> [Problem to work on]:
Extract everything from the first line through the line with "(0,0) rectangle (1189,901);", both ends included, except for any pictures.

> [Source excerpt]:

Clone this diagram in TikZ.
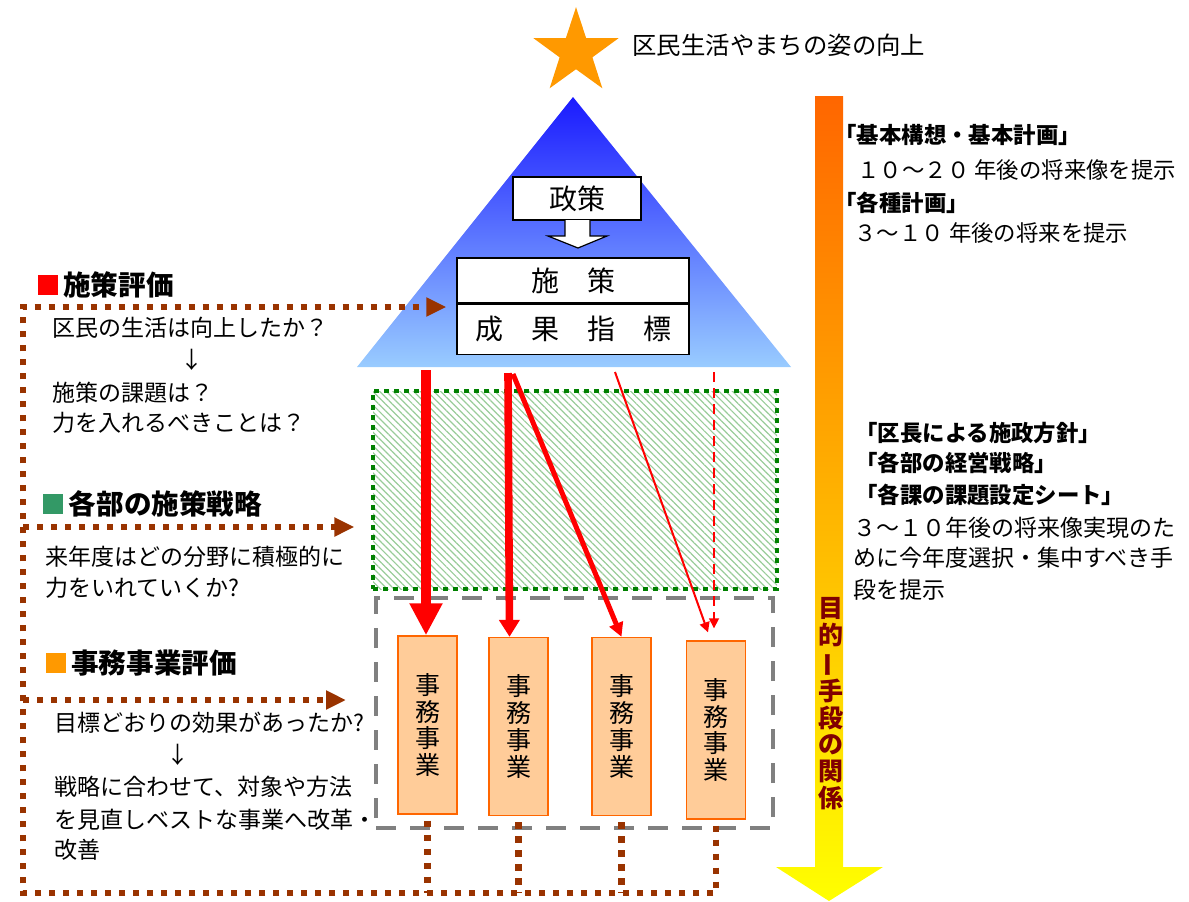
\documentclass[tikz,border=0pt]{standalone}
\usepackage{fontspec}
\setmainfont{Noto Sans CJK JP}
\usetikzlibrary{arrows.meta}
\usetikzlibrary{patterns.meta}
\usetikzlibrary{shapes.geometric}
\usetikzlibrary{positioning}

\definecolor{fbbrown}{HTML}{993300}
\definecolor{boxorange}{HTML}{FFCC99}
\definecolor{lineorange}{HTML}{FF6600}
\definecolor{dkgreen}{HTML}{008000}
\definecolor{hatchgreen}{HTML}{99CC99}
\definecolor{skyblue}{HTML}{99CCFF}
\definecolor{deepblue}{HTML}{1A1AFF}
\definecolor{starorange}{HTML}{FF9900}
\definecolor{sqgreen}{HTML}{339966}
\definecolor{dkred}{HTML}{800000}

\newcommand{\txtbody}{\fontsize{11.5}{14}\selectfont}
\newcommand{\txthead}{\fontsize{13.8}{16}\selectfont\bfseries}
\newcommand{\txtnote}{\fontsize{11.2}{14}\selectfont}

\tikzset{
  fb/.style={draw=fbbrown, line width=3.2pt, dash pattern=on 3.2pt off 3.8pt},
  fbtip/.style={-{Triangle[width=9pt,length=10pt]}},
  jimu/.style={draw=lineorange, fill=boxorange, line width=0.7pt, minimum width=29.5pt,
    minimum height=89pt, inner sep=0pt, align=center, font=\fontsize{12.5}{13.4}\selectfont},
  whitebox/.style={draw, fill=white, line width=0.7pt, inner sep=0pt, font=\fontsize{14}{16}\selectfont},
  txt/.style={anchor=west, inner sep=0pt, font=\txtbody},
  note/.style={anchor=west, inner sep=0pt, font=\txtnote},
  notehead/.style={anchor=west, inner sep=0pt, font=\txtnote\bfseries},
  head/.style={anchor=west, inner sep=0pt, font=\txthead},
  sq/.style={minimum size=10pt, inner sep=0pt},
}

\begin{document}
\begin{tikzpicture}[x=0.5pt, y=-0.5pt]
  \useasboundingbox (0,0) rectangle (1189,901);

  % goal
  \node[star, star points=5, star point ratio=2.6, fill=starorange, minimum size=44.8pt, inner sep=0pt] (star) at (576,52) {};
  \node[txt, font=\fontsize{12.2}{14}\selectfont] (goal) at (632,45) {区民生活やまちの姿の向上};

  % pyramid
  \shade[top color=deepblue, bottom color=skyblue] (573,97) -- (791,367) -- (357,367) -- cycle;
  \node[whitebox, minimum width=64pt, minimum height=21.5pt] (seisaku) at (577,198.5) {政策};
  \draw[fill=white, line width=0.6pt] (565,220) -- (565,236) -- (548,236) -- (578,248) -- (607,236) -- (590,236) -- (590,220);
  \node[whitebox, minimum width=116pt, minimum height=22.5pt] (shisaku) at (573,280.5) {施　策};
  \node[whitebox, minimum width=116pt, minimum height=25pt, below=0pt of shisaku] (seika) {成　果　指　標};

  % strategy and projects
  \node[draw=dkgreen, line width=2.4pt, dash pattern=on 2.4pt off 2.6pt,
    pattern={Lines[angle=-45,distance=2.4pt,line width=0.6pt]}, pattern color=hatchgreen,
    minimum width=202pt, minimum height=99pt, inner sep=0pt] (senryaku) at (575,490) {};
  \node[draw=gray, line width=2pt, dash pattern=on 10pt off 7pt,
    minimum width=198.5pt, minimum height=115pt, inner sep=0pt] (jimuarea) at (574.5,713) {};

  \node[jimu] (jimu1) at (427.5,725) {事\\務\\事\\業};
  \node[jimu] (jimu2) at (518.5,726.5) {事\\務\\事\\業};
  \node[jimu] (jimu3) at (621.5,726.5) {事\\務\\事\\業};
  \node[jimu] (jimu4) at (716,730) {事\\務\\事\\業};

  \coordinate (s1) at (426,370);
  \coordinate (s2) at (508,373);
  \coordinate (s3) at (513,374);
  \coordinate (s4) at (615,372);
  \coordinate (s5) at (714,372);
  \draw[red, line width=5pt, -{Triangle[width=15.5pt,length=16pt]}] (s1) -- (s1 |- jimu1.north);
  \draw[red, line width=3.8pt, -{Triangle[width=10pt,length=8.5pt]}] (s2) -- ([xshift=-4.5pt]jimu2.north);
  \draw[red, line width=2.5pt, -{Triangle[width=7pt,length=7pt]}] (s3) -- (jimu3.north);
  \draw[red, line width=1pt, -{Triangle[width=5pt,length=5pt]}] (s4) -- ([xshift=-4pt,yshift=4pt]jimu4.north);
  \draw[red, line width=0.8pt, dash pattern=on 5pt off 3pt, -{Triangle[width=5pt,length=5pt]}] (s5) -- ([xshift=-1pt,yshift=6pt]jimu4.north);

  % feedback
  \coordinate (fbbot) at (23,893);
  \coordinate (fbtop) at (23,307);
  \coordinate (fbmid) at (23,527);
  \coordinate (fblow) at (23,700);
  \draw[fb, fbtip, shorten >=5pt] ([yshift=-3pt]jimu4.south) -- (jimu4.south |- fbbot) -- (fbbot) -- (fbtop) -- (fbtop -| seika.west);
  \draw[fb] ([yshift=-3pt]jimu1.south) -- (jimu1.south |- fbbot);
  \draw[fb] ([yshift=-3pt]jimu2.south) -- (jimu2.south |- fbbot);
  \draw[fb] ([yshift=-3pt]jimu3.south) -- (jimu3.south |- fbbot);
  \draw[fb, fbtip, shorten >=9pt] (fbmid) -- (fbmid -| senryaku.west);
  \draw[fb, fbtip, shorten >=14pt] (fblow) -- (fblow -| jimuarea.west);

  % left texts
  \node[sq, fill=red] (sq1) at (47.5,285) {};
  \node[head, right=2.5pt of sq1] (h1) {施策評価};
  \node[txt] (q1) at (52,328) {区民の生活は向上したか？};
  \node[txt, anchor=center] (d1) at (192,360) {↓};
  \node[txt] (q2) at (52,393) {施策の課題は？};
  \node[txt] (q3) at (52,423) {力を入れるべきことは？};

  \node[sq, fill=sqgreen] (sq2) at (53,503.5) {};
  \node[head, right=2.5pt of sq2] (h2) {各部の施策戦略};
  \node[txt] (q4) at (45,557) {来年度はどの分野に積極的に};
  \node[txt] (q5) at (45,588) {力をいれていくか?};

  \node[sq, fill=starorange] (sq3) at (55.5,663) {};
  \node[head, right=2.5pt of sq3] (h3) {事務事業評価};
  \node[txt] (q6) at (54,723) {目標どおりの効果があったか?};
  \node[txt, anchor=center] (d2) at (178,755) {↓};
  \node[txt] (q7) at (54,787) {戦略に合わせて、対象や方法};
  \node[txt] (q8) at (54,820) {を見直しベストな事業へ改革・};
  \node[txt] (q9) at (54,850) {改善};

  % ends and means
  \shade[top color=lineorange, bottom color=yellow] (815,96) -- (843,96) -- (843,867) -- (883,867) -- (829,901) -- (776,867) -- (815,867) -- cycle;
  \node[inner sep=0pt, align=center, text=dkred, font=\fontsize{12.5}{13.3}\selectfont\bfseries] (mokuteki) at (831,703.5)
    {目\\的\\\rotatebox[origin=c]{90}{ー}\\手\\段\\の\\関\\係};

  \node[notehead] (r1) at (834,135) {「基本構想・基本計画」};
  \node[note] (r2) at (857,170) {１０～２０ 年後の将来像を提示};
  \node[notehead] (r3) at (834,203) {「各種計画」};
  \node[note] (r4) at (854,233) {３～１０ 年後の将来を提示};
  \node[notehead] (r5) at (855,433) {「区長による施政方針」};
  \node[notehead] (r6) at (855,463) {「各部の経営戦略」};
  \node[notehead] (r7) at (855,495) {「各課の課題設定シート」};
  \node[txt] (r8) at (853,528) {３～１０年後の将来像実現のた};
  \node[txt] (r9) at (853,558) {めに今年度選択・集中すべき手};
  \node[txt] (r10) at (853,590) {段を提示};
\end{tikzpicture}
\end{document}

> [Solution for this task]:
Clone this diagram in TikZ.
\documentclass[tikz,border=0pt]{standalone}
\usepackage{fontspec}
\setmainfont{Noto Sans CJK JP}
\usetikzlibrary{arrows.meta}
\usetikzlibrary{patterns.meta}
\usetikzlibrary{shapes.geometric}
\usetikzlibrary{positioning}

\definecolor{fbbrown}{HTML}{993300}
\definecolor{boxorange}{HTML}{FFCC99}
\definecolor{lineorange}{HTML}{FF6600}
\definecolor{dkgreen}{HTML}{008000}
\definecolor{hatchgreen}{HTML}{99CC99}
\definecolor{skyblue}{HTML}{99CCFF}
\definecolor{deepblue}{HTML}{1A1AFF}
\definecolor{starorange}{HTML}{FF9900}
\definecolor{sqgreen}{HTML}{339966}
\definecolor{dkred}{HTML}{800000}

\newcommand{\txtbody}{\fontsize{11.5}{14}\selectfont}
\newcommand{\txthead}{\fontsize{13.8}{16}\selectfont\bfseries}
\newcommand{\txtnote}{\fontsize{11.2}{14}\selectfont}

\tikzset{
  fb/.style={draw=fbbrown, line width=3.2pt, dash pattern=on 3.2pt off 3.8pt},
  fbtip/.style={-{Triangle[width=9pt,length=10pt]}},
  jimu/.style={draw=lineorange, fill=boxorange, line width=0.7pt, minimum width=29.5pt,
    minimum height=89pt, inner sep=0pt, align=center, font=\fontsize{12.5}{13.4}\selectfont},
  whitebox/.style={draw, fill=white, line width=0.7pt, inner sep=0pt, font=\fontsize{14}{16}\selectfont},
  txt/.style={anchor=west, inner sep=0pt, font=\txtbody},
  note/.style={anchor=west, inner sep=0pt, font=\txtnote},
  notehead/.style={anchor=west, inner sep=0pt, font=\txtnote\bfseries},
  head/.style={anchor=west, inner sep=0pt, font=\txthead},
  sq/.style={minimum size=10pt, inner sep=0pt},
}

\begin{document}
\begin{tikzpicture}[x=0.5pt, y=-0.5pt]
  \useasboundingbox (0,0) rectangle (1189,901);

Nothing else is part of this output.